William Tyndale is justly best remembered as a Bible translator. During the last eleven years of his short life he published three editions of the complete New Testament, the Pentateuch, the book of Jonah, and a few other parts of the Old Testament. He may well have left behind him in manuscript form a translation of the Old Testament's historical books from Joshua to 2 Chronicles, which was published as part of 'Matthew's Bible' in the year following his martyrdom. In the last letter from his pen, we see him zealous to make progress with the translation of the Old Testament, as languishing in his final imprisonment he requests that his 'Hebrew Bible, Hebrew grammar, and Hebrew dictionary' be granted to him.
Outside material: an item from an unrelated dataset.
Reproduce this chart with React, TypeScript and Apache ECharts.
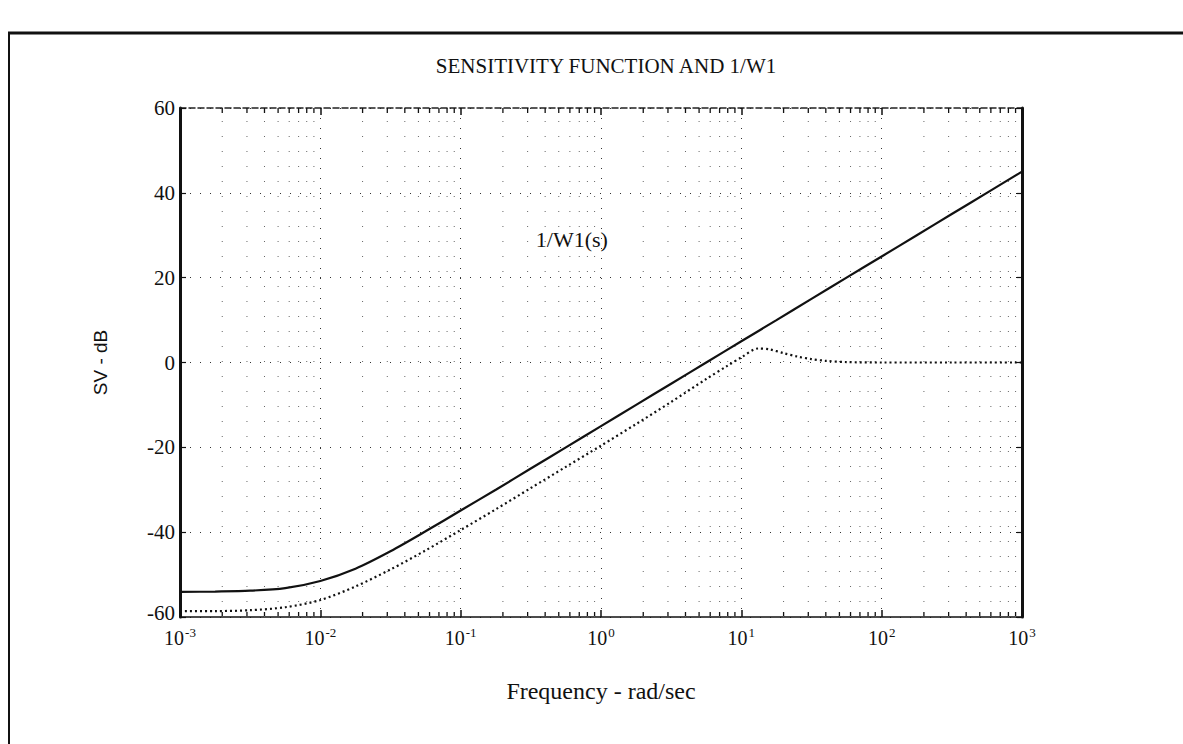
import React, { useEffect, useRef } from "react";
import * as echarts from "echarts";

// Frequencies (rad/sec) and magnitudes (dB)
const weightFreq = [0.001, 0.00178, 0.00316, 0.00562, 0.01, 0.0178, 0.0316, 0.0562, 0.1, 0.178, 0.316, 0.562, 1, 1.78, 3.16, 5.62, 10, 17.8, 31.6, 56.2, 100, 178, 316, 562, 1000];
const weightDb = [-54.1, -54.0, -53.8, -53.2, -51.5, -48.6, -44.5, -39.8, -34.9, -30.0, -25.0, -20.0, -15.0, -10.0, -5.0, 0.0, 5.0, 10.0, 15.0, 20.0, 25.0, 30.0, 35.0, 40.0, 45.0];

const sensFreq = [0.001, 0.00178, 0.00316, 0.00562, 0.01, 0.0178, 0.0316, 0.0562, 0.1, 0.178, 0.316, 0.562, 1, 1.78, 3.16, 5.62, 7.94, 10, 13.2, 15.8, 20, 25.1, 31.6, 39.8, 56.2, 100, 316, 1000];
const sensDb = [-58.6, -58.6, -58.4, -57.7, -56.0, -52.8, -48.8, -44.3, -39.5, -34.6, -29.6, -24.6, -19.6, -14.5, -9.3, -3.9, -0.8, 1.2, 3.3, 3.1, 2.2, 1.4, 0.8, 0.4, 0.1, 0.0, 0.0, 0.0];

const yTicks = [-60, -40, -20, 0, 20, 40, 60];
const decadeFreq = [0.001, 0.01, 0.1, 1, 10, 100, 1000];
const minorMultipliers = [2, 3, 4, 5, 6, 7, 8, 9];

const titleText = "SENSITIVITY FUNCTION AND 1/W1";
const xName = "Frequency - rad/sec";
const yName = "SV - dB";
const curveLabel = "1/W1(s)";
const curveLabelAt = [0.62, 29];

const SERIF = "'Liberation Serif', 'DejaVu Serif', serif";
const SANS = "'Liberation Sans', Arial, sans-serif";

export default function App() {
  const ref = useRef<HTMLDivElement>(null);
  useEffect(() => {
    if (!ref.current) return;
    const chart = echarts.init(ref.current, undefined, { renderer: "svg" });
    const minorFreq: number[] = [];
    decadeFreq.slice(0, -1).forEach((d) => minorMultipliers.forEach((m) => minorFreq.push(+(d * m).toPrecision(3))));

    const expLabel = (v: number) => {
      const e = Math.round(Math.log10(v));
      return "{b|10}{s|" + (e < 0 ? "-" + -e : String(e)) + "}";
    };
    const yLabel = (v: number) => (v === yTicks[0] ? "{lo|" + v + "}" : "{n|" + v + "}");

    const option: any = {
      animation: false,
      backgroundColor: "#ffffff",
      title: {
        text: titleText,
        left: 601,
        top: 50,
        textAlign: "center",
        textStyle: { fontFamily: SERIF, fontSize: 21, fontWeight: "normal", color: "#111" },
      },
      grid: { left: 180, right: 161, top: 108, bottom: 127, containLabel: false },
      xAxis: [
        {
          type: "log",
          logBase: 10,
          min: 0.001,
          max: 1000,
          position: "bottom",
          name: xName,
          nameLocation: "middle",
          nameGap: 62,
          nameTextStyle: { fontFamily: SERIF, fontSize: 24, color: "#111" },
          axisLine: { show: true, onZero: false, lineStyle: { color: "#111", width: 1.5 } },
          axisTick: { show: true, inside: true, length: 7, lineStyle: { color: "#111", width: 1.5 } },
          axisLabel: {
            formatter: expLabel,
            margin: 9,
            rich: {
              b: { fontFamily: SERIF, fontSize: 20, color: "#111" },
              s: { fontFamily: SERIF, fontSize: 13, color: "#111", verticalAlign: "top", padding: [0, 0, 10, 1] },
            },
          },
          splitLine: { show: true, lineStyle: { color: "#333", width: 1, type: [1, 9] } },
        },
        {
          type: "log",
          logBase: 10,
          min: 0.001,
          max: 1000,
          position: "top",
          axisLine: { show: true, onZero: false, lineStyle: { color: "#222", width: 1.5, type: [6, 3] } },
          axisTick: { show: true, inside: true, length: 7, lineStyle: { color: "#111", width: 1.5 } },
          axisLabel: { show: false },
          splitLine: { show: false },
        },
      ],
      yAxis: [
        {
          type: "value",
          min: -60,
          max: 60,
          interval: 20,
          position: "left",
          name: yName,
          nameLocation: "middle",
          nameGap: 70,
          nameRotate: 90,
          nameTextStyle: { fontFamily: SANS, fontSize: 19, color: "#111" },
          axisLine: { show: true, onZero: false, lineStyle: { color: "#111", width: 3 } },
          axisTick: { show: true, inside: true, length: 6, lineStyle: { color: "#111", width: 1.2 } },
          axisLabel: {
            margin: 5,
            formatter: yLabel,
            rich: {
              n: { fontFamily: SERIF, fontSize: 21, color: "#111" },
              lo: { fontFamily: SERIF, fontSize: 21, color: "#111", padding: [0, 0, 9, 0] },
            },
          },
          splitLine: { show: true, lineStyle: { color: "#333", width: 1, type: [1, 9] } },
        },
        {
          type: "value",
          min: -60,
          max: 60,
          interval: 20,
          position: "right",
          axisLine: { show: true, onZero: false, lineStyle: { color: "#111", width: 3 } },
          axisTick: { show: true, inside: true, length: 6, lineStyle: { color: "#111", width: 1.2 } },
          axisLabel: { show: false },
          splitLine: { show: false },
        },
      ],
      graphic: [
        { type: "line", shape: { x1: 8, y1: 33, x2: 1183, y2: 33 }, style: { stroke: "#111", lineWidth: 3 } },
        { type: "line", shape: { x1: 9, y1: 33, x2: 9, y2: 744 }, style: { stroke: "#111", lineWidth: 2 } },
      ],
      series: [
        {
          type: "custom",
          name: "minor",
          xAxisIndex: 0,
          yAxisIndex: 0,
          silent: true,
          data: minorFreq.map((f) => [f]),
          renderItem: (params: any, api: any) => {
            const f = api.value(0);
            const b = api.coord([f, -60]);
            const t = api.coord([f, 60]);
            return {
              type: "group",
              children: [
                { type: "line", shape: { x1: b[0], y1: b[1], x2: b[0], y2: b[1] - 5 }, style: { stroke: "#111", lineWidth: 1.3 } },
                { type: "line", shape: { x1: t[0], y1: t[1], x2: t[0], y2: t[1] + 5 }, style: { stroke: "#111", lineWidth: 1.3 } },
                { type: "line", shape: { x1: b[0], y1: b[1], x2: t[0], y2: t[1] }, style: { stroke: "#666", lineWidth: 1, lineDash: [1, 14] } },
              ],
            };
          },
          z: 1,
        },
        {
          type: "line",
          name: "1/W1(s)",
          data: weightFreq.map((f, i) => [f, weightDb[i]]),
          smooth: 0.3,
          showSymbol: false,
          lineStyle: { color: "#111", width: 2.2 },
          z: 3,
        },
        {
          type: "line",
          name: "S",
          data: sensFreq.map((f, i) => [f, sensDb[i]]),
          smooth: 0.3,
          showSymbol: false,
          lineStyle: { color: "#111", width: 2.2, type: [2, 3] },
          markPoint: {
            symbol: "circle",
            symbolSize: 0,
            data: [{ coord: curveLabelAt, label: { show: true, formatter: curveLabel, fontFamily: SERIF, fontSize: 22, color: "#111" } }],
          },
          z: 3,
        },
      ],
    };
    chart.setOption(option);
    return () => chart.dispose();
  }, []);
  return <div ref={ref} style={{ position: "fixed", left: 0, top: 0, width: 1183, height: 744, background: "#fff" }} />;
}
There is little doubt that Tyndale could have translated the whole of the Bible into English if he had given himself exclusively to that work. But alongside the work of translation he felt it was necessary to contend earnestly for the Reformed faith and so he threw himself into several of the key theological controversies of the times. For this 'Apostle of England' the Bible must not only be translated, its teachings also must be expounded and applied in a practical way. To such work of exposition and application Tyndale gave himself with a passion, and in so doing not only proved himself a master of true biblical interpretation, but has left to posterity works of lasting value. As F.F. Bruce wrote in another context: A reprint of this kind is no mere archaeological curiosity; one who was so intensely a man of the Bible as Tyndale was speaks to more ages than his own, and in the following pages we shall find that he has much to say to us, if we pay heed to what we read.
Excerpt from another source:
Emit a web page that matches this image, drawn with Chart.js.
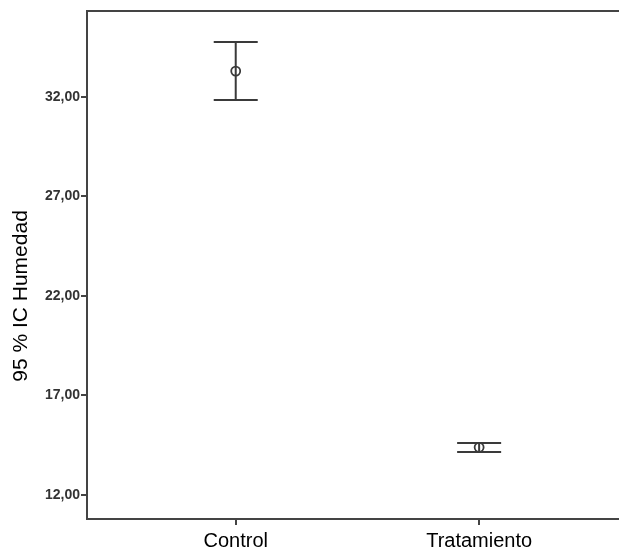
<!doctype html>
<html>
<head>
<meta charset="utf-8">
<script src="https://cdn.jsdelivr.net/npm/chart.js@4/dist/chart.umd.min.js"></script>
<style>
  html, body { margin: 0; padding: 0; background: #fff; overflow: hidden; }
  #wrap { width: 619px; height: 549px; overflow: hidden; }
</style>
<script>
// data
const categories = ['Control', 'Tratamiento'];
const meanValues = [33.30, 14.39];
const lowerCI = [31.85, 14.16];
const upperCI = [34.76, 14.61];
const yTicks = [12, 17, 22, 27, 32];
const yTitle = '95 % IC Humedad';

// draws the CI whiskers from the arrays above, through the chart scales
const errorBars = {
  id: 'errorBars',
  beforeDatasetsDraw(chart) {
    const c = chart.ctx, xs = chart.scales.x, ys = chart.scales.y;
    c.save();
    c.strokeStyle = '#3a3a3a';
    c.lineWidth = 2;
    for (let i = 0; i < categories.length; i++) {
      const x = xs.getPixelForValue(i + 1);
      const lo = ys.getPixelForValue(lowerCI[i]);
      const hi = ys.getPixelForValue(upperCI[i]);
      c.beginPath();
      c.moveTo(x, lo); c.lineTo(x, hi);
      c.moveTo(x - 22, hi); c.lineTo(x + 22, hi);
      c.moveTo(x - 22, lo); c.lineTo(x + 22, lo);
      c.stroke();
    }
    c.restore();
  }
};

// top frame line + y title (SPSS puts it a bit below the middle)
const frameAndTitle = {
  id: 'frameAndTitle',
  afterDraw(chart) {
    const a = chart.chartArea, c = chart.ctx;
    c.save();
    c.strokeStyle = '#444';
    c.lineWidth = 2;
    c.beginPath();
    c.moveTo(a.left - 1, a.top);
    c.lineTo(chart.width, a.top);
    c.stroke();

    c.translate(21, a.top + (a.bottom - a.top) * 0.561);
    c.rotate(-Math.PI / 2);
    c.fillStyle = '#000';
    c.font = '21px "Liberation Sans", Arial, sans-serif';
    c.textAlign = 'center';
    c.textBaseline = 'middle';
    c.fillText(yTitle, 0, 0);
    c.restore();
  }
};

function start() {
  const ctx = document.getElementById('ci-chart').getContext('2d');
  new Chart(ctx, {
    type: 'scatter',
    data: {
      datasets: [{
        label: 'Media',
        data: meanValues.map((v, i) => ({ x: i + 1, y: v })),
        pointStyle: 'circle',
        pointRadius: 4.5,
        pointBackgroundColor: 'rgba(255,255,255,0)',
        pointBorderColor: '#3a3a3a',
        pointBorderWidth: 1.8
      }]
    },
    options: {
      responsive: false,
      animation: false,
      layout: { padding: { top: 11, left: 0, right: 0, bottom: 0 } },
      plugins: { legend: { display: false }, tooltip: { enabled: false } },
      scales: {
        x: {
          type: 'linear',
          min: 0.389,
          max: 2.635,
          afterBuildTicks(s) { s.ticks = categories.map((c, i) => ({ value: i + 1 })); },
          afterFit(s) { s.height = 30; },
          ticks: {
            callback: v => categories[v - 1],
            color: '#000',
            font: { family: 'Liberation Sans, Arial, sans-serif', size: 20 },
            padding: 4,
            maxRotation: 0
          },
          grid: { drawOnChartArea: false, drawTicks: true, tickLength: 6, color: '#444', lineWidth: 2 },
          border: { color: '#444', width: 2 }
        },
        y: {
          min: 10.79,
          max: 36.32,
          afterBuildTicks(s) { s.ticks = yTicks.map(v => ({ value: v })); },
          afterFit(s) { s.width = 87; },
          ticks: {
            callback: v => v.toFixed(2).replace('.', ','),
            color: '#333',
            font: { family: 'Liberation Sans, Arial, sans-serif', size: 14, weight: 'bold' },
            padding: 1
          },
          grid: { drawOnChartArea: false, drawTicks: true, tickLength: 6, color: '#444', lineWidth: 2 },
          border: { color: '#444', width: 2 }
        }
      }
    },
    plugins: [errorBars, frameAndTitle]
  });
}
</script>
</head>
<body onload="start()">
<div id="wrap"><canvas id="ci-chart" width="640" height="549"></canvas></div>
</body>
</html>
William Tyndale gave us our English Bible. Forbidden to work in England, Tyndale translated and printed in English the New Testament and half the Old Testament between 1525 and 1535 in Germany and the Low Countries. He worked from the Greek and Hebrew original texts when knowledge of those languages in England was rare. His pocket-sized Bible translations were smuggled into England, and then ruthlessly sought out by the Church, confiscated and destroyed. Condemned as a heretic, Tyndale was strangled and burned outside Brussels in 1536. His work has survived.
Much of Tyndale's work eventually found its way to the King James Version (or Authorised Version) of the Bible, published in 1611, which, though the work of 54 independent scholars, is based primarily on Tyndale's translations.